## begin

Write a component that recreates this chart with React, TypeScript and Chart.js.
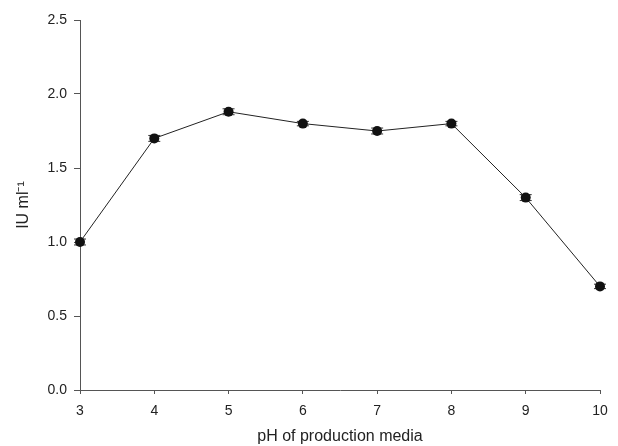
import React, { useEffect, useRef } from "react";
import { Chart, registerables } from "chart.js";

Chart.register(...registerables);

const phValues = [3, 4, 5, 6, 7, 8, 9, 10];
const activity = [1.0, 1.7, 1.88, 1.8, 1.75, 1.8, 1.3, 0.7];
const activityErr = [0.02, 0.02, 0.02, 0.015, 0.02, 0.015, 0.02, 0.015];
const xTitle = "pH of production media";
const yTitle = "IU ml\u207B\u00B9";

const errorBars = {
  id: "errorBars",
  beforeDatasetsDraw(chart: any) {
    const { ctx, scales } = chart;
    const meta = chart.getDatasetMeta(0);
    ctx.save();
    ctx.strokeStyle = "#333";
    ctx.lineWidth = 1;
    meta.data.forEach((pt: any, i: number) => {
      const x = pt.x;
      const yTop = scales.y.getPixelForValue(activity[i] + activityErr[i]);
      const yBot = scales.y.getPixelForValue(activity[i] - activityErr[i]);
      const half = 6;
      ctx.beginPath();
      ctx.moveTo(x, yTop);
      ctx.lineTo(x, yBot);
      ctx.moveTo(x - half, yTop);
      ctx.lineTo(x + half, yTop);
      ctx.moveTo(x - half, yBot);
      ctx.lineTo(x + half, yBot);
      ctx.stroke();
    });
    ctx.restore();
  },
};

export default function App() {
  const ref = useRef<HTMLCanvasElement>(null);
  useEffect(() => {
    document.body.style.margin = "0";
    const ctx = ref.current!;
    const family = "'Liberation Sans', Arial, sans-serif";
    const font = { family, size: 14 };
    const chart = new Chart(ctx, {
      type: "scatter",
      data: {
        datasets: [
          {
            data: phValues.map((x, i) => ({ x, y: activity[i] })),
            showLine: true,
            clip: false,
            borderColor: "#222",
            borderWidth: 1,
            pointRadius: 5,
            pointBackgroundColor: "#111",
            pointBorderColor: "#111",
            pointBorderWidth: 0,
          },
        ],
      },
      plugins: [errorBars],
      options: {
        animation: false,
        responsive: false,
        layout: { padding: { left: 0, right: 18, top: 20, bottom: 0 } },
        plugins: { legend: { display: false }, tooltip: { enabled: false } },
        scales: {
          x: {
            type: "linear",
            min: 3,
            max: 10,
            afterFit: (s: any) => {
              s.height = 56;
            },
            ticks: { stepSize: 1, color: "#222", font, padding: 9 },
            grid: { drawOnChartArea: false, drawTicks: true, tickLength: 4, color: "#555" },
            border: { color: "#555", width: 1 },
            title: {
              display: true,
              text: xTitle,
              color: "#222",
              font: { family, size: 16 },
              padding: { top: 0, bottom: 0 },
            },
          },
          y: {
            type: "linear",
            min: 0,
            max: 2.5,
            afterFit: (s: any) => {
              s.width = 80;
            },
            ticks: {
              stepSize: 0.5,
              color: "#222",
              font,
              padding: 7,
              callback: (v: any) => Number(v).toFixed(1),
            },
            grid: { drawOnChartArea: false, drawTicks: true, tickLength: 6, color: "#555" },
            border: { color: "#555", width: 1 },
            title: {
              display: true,
              text: yTitle,
              color: "#222",
              font: { family, size: 16 },
              padding: { top: 14, bottom: 0 },
            },
          },
        },
      },
    });
    return () => chart.destroy();
  }, []);
  return (
    <div style={{ width: 618, height: 446, background: "#fff" }}>
      <canvas ref={ref} width={618} height={446} />
    </div>
  );
}
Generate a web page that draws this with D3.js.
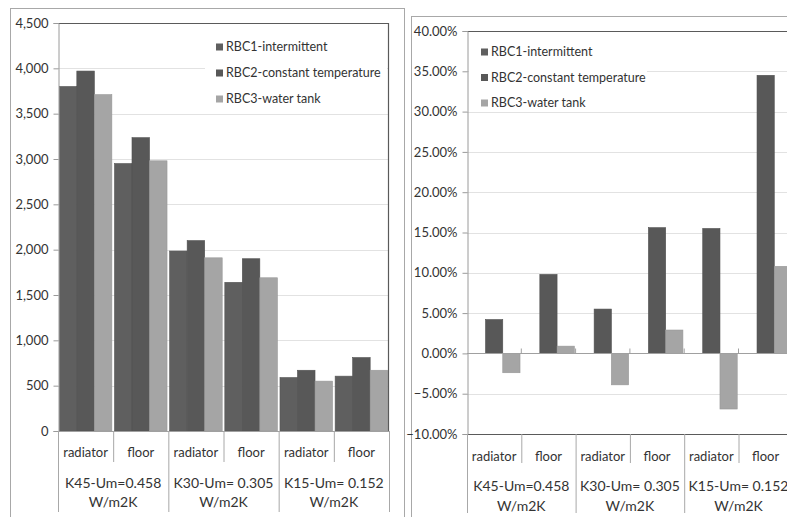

## end

* _INSTRUCTIONS TO FOLLOW_
Take the material above from its first line through the line holding "Chart.register(...registerables);" and set it down exactly, without the pictures.

* _SOLUTION TO THIS TASK_
Write a component that recreates this chart with React, TypeScript and Chart.js.
import React, { useEffect, useRef } from "react";
import { Chart, registerables } from "chart.js";

Chart.register(...registerables);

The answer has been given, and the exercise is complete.